Oggi stiamo affrontando seri problemi d’inflazione e i beni di primaria necessità costano molto di più rispetto a 5-6 anni fa e non credo che il paragone vada fatto con i prezzi di 30-40 anni fa, quando il nostro orientamento ai consumi era assai diverso. Il recente fenomeno dell’impennata dei prezzi deriva, tra l’altro, da condizioni climatiche deteriorate, dalla passata pandemia (ancora non del tutto risolta) e da altri fattori come le guerre e i nuovi squilibri mondiali; non deriva soltanto dalla, ahimè, dissennata gestione del bene pubblico e dell’ambiente, dalla mancanza di visione della classe politica e dalla classe imprenditoriale un po’ arruffona che caratterizza l’Italia e la rende inappetibile per qualsiasi investimento.

Cioè, anche da quello, ma non solo, e qualsiasi semplificazione opportunista porterebbe fuori strada. Eppure è proprio di queste semplificazioni che vive la rete! Veicolando menzogne riduce la capacità di analisi a frasi sconnesse e a slogan scorticati, spacciandoli per verità assolute. È così che nascono i populismi.

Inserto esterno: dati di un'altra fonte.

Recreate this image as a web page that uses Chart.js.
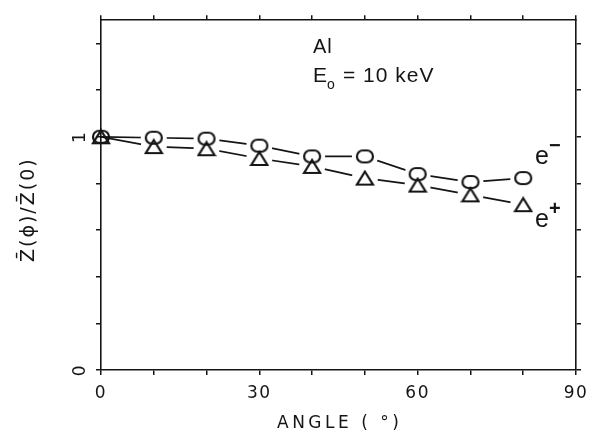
<!DOCTYPE html>
<html>
<head>
<meta charset="utf-8">
<script src="https://cdn.jsdelivr.net/npm/chart.js@4/dist/chart.umd.min.js"></script>
<style>
  html, body { margin: 0; padding: 0; background: #fff; }
  #wrap { width: 596px; height: 437px; }
</style>
</head>
<body>
<div id="wrap"><canvas id="c" width="596" height="437"></canvas></div>
<script>
// Scattering angle (degrees) and normalised mean depth for Al at 10 keV
const angles = [0, 10, 20, 30, 40, 50, 60, 70, 80];
const electronRatio = [1.000, 0.996, 0.992, 0.962, 0.916, 0.916, 0.840, 0.806, 0.823];
const positronRatio = [1.000, 0.958, 0.949, 0.907, 0.873, 0.823, 0.793, 0.751, 0.709];

// Axis ticks and the few that carry a label
const xTickValues = [0, 10, 20, 30, 40, 50, 60, 70, 80, 90];
const xTickLabels = { 0: '0', 30: '30', 60: '60', 90: '90' };
const yTickValues = [0, 0.2, 0.4, 0.6, 0.8, 1.0, 1.2, 1.4];
const yTickLabels = { 0: '0', 1: '1' };

const INK = '#151515';

function toPoints(ys) {
  return angles.map((a, i) => ({ x: a, y: ys[i] }));
}

// Open oval marker (electrons)
function ovalMarker() {
  const c = document.createElement('canvas');
  c.width = 20; c.height = 16;
  const g = c.getContext('2d');
  g.lineWidth = 2.2;
  g.strokeStyle = INK;
  g.beginPath();
  g.roundRect(2, 2, 16, 12, 6);
  g.stroke();
  return c;
}

// Open triangle marker (positrons)
function triangleMarker() {
  const c = document.createElement('canvas');
  c.width = 20; c.height = 17;
  const g = c.getContext('2d');
  g.lineWidth = 2.2;
  g.strokeStyle = INK;
  g.lineJoin = 'miter';
  g.beginPath();
  g.moveTo(10, 2);
  g.lineTo(18, 15);
  g.lineTo(2, 15);
  g.closePath();
  g.stroke();
  return c;
}

// White discs under the markers leave a gap between each line and its symbols
function haloPoints(ys) {
  return angles.map((a, i) => ({ x: a, y: a === 0 ? null : ys[i] }));
}

const tickFont = { family: 'DejaVu Sans', size: 17, weight: 'normal' };

function fixedWidth(w) { return s => { s.width = w; }; }
function fixedHeight(h) { return s => { s.height = h; }; }

const gridStyle = {
  drawOnChartArea: false,
  drawTicks: true,
  tickLength: 5,
  color: INK,
  lineWidth: 1.5
};
const borderStyle = { display: true, color: INK, width: 1.6 };

const annotations = {
  id: 'annotations',
  beforeDraw(chart) {
    chart.ctx.letterSpacing = '1.5px';
  },
  afterDraw(chart) {
    const ctx = chart.ctx;
    ctx.save();
    ctx.fillStyle = INK;
    ctx.textAlign = 'left';
    ctx.textBaseline = 'alphabetic';

    // Axis titles
    ctx.letterSpacing = '3.5px';
    ctx.font = '17px "DejaVu Sans"';
    ctx.fillText('ANGLE ( °)', 277, 428);

    ctx.save();
    ctx.letterSpacing = '2px';
    ctx.translate(34, 262);
    ctx.rotate(-Math.PI / 2);
    ctx.font = '19px "DejaVu Sans"';
    ctx.fillText('Z\u0304(\u03D5)/Z\u0304(0)', 0, 0);
    ctx.restore();

    // Material and beam energy
    ctx.letterSpacing = '1px';
    ctx.font = '20px "Liberation Sans"';
    ctx.fillText('Al', 313, 53);
    ctx.font = '21px "Liberation Sans"';
    ctx.fillText('E', 313, 82);
    ctx.font = '14px "Liberation Sans"';
    ctx.fillText('o', 327, 89);
    ctx.font = '21px "Liberation Sans"';
    ctx.fillText('= 10 keV', 343, 82);

    // Series labels
    ctx.letterSpacing = '0px';
    ctx.font = '25px "Liberation Sans"';
    ctx.fillText('e', 535, 164);
    ctx.fillText('e', 535, 227);
    ctx.font = 'bold 20px "Liberation Sans"';
    ctx.fillText('−', 549, 152);
    ctx.fillText('+', 549, 215);
    ctx.restore();
  }
};

new Chart(document.getElementById('c'), {
  type: 'scatter',
  data: {
    datasets: [
      { label: 'e− line', data: toPoints(electronRatio), showLine: true, pointRadius: 0,
        borderColor: INK, borderWidth: 1.7, order: 10 },
      { label: 'e+ line', data: toPoints(positronRatio), showLine: true, pointRadius: 0,
        borderColor: INK, borderWidth: 1.7, order: 10 },
      { label: 'e− gap', data: haloPoints(electronRatio), showLine: false, pointStyle: 'circle',
        pointRadius: 13, pointBackgroundColor: '#fff', pointBorderWidth: 0, order: 5, clip: false },
      { label: 'e+ gap', data: haloPoints(positronRatio), showLine: false, pointStyle: 'circle',
        pointRadius: 13, pointBackgroundColor: '#fff', pointBorderWidth: 0, order: 5, clip: false },
      { label: 'e−', data: toPoints(electronRatio), showLine: false, pointStyle: ovalMarker(),
        pointRadius: 8, order: 0, clip: false },
      { label: 'e+', data: toPoints(positronRatio), showLine: false, pointStyle: triangleMarker(),
        pointRadius: 8, order: 0, clip: false }
    ]
  },
  options: {
    responsive: false,
    animation: false,
    devicePixelRatio: 1,
    events: [],
    layout: { padding: 0 },
    plugins: { legend: { display: false }, tooltip: { enabled: false } },
    scales: {
      x: {
        type: 'linear', position: 'bottom', min: 0, max: 90,
        afterBuildTicks: s => { s.ticks = xTickValues.map(v => ({ value: v })); },
        afterFit: fixedHeight(67),
        grid: gridStyle, border: borderStyle,
        ticks: { color: INK, font: tickFont, padding: 8, maxRotation: 0, minRotation: 0,
                 autoSkip: false, callback: v => xTickLabels[v] ?? '' }
      },
      x2: {
        type: 'linear', position: 'top', min: 0, max: 90,
        afterBuildTicks: s => { s.ticks = xTickValues.map(v => ({ value: v })); },
        afterFit: fixedHeight(14),
        grid: gridStyle, border: borderStyle,
        ticks: { autoSkip: false, callback: () => '' }
      },
      y: {
        type: 'linear', position: 'left', min: 0, max: 1.5,
        afterBuildTicks: s => { s.ticks = yTickValues.map(v => ({ value: v })); },
        afterFit: fixedWidth(101),
        grid: gridStyle, border: borderStyle,
        ticks: { color: INK, font: tickFont, padding: 10, minRotation: 90, maxRotation: 90,
                 crossAlign: 'center', autoSkip: false, callback: v => yTickLabels[v] ?? '' }
      },
      y2: {
        type: 'linear', position: 'right', min: 0, max: 1.5,
        afterBuildTicks: s => { s.ticks = yTickValues.map(v => ({ value: v })); },
        afterFit: fixedWidth(20),
        grid: gridStyle, border: borderStyle,
        ticks: { autoSkip: false, callback: () => '' }
      }
    }
  },
  plugins: [annotations]
});
</script>
</body>
</html>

Per questo diventa indispensabile un cambio nella nostra mentalità, un ritorno della capacità di approfondimento (ammesso che sia mai esistita) e occorre un guizzo di onestà. E soprattutto, occorre coltivare una “cultura” possibilmente umanistica, perché la vita di oggi e futura non sia un prodotto matematico o un flusso economico, ma si arricchisca di valori e meriti di diventare un pezzo di storia. 

Claudio Fiorentini

2 comments

Purtroppo nella forsennata corsa alle nuove “necessità”, ovviamente malposte e al solo fine di creare nuovi consumi, la realtà viene distorta, o per lo meno la percezione che abbiamo di essa. Ne consegue che culturalmente siamo impregnati di necessità che mai come ora non sono altro che droghe consumistiche a cui si crede di non poter fare a meno (primo fra tutti, a mio parere, l’abito o l’oggetto di marca). Il problema è che noto una grande, massificata schizofrenia fra la necessità di queste “nuove” droghe e la conseguente perdita di auto-controllo, quel minimo di buon senso.. Quando tutto diviene mistificato al punto tale da non sapere più dove e come si vive, quello che rimane è un pericoloso, se non insensato, virtuale.
L’articolo è uno spunto di riflessione molto prezioso per questi tempi di transizione della coscienza umana, e sono assolutamente d’accordo che bisogna ritrovare una cultura più umanistica, in cui la semplicità non è banalità ma, forse, quella bellezza che può salvare il mondo.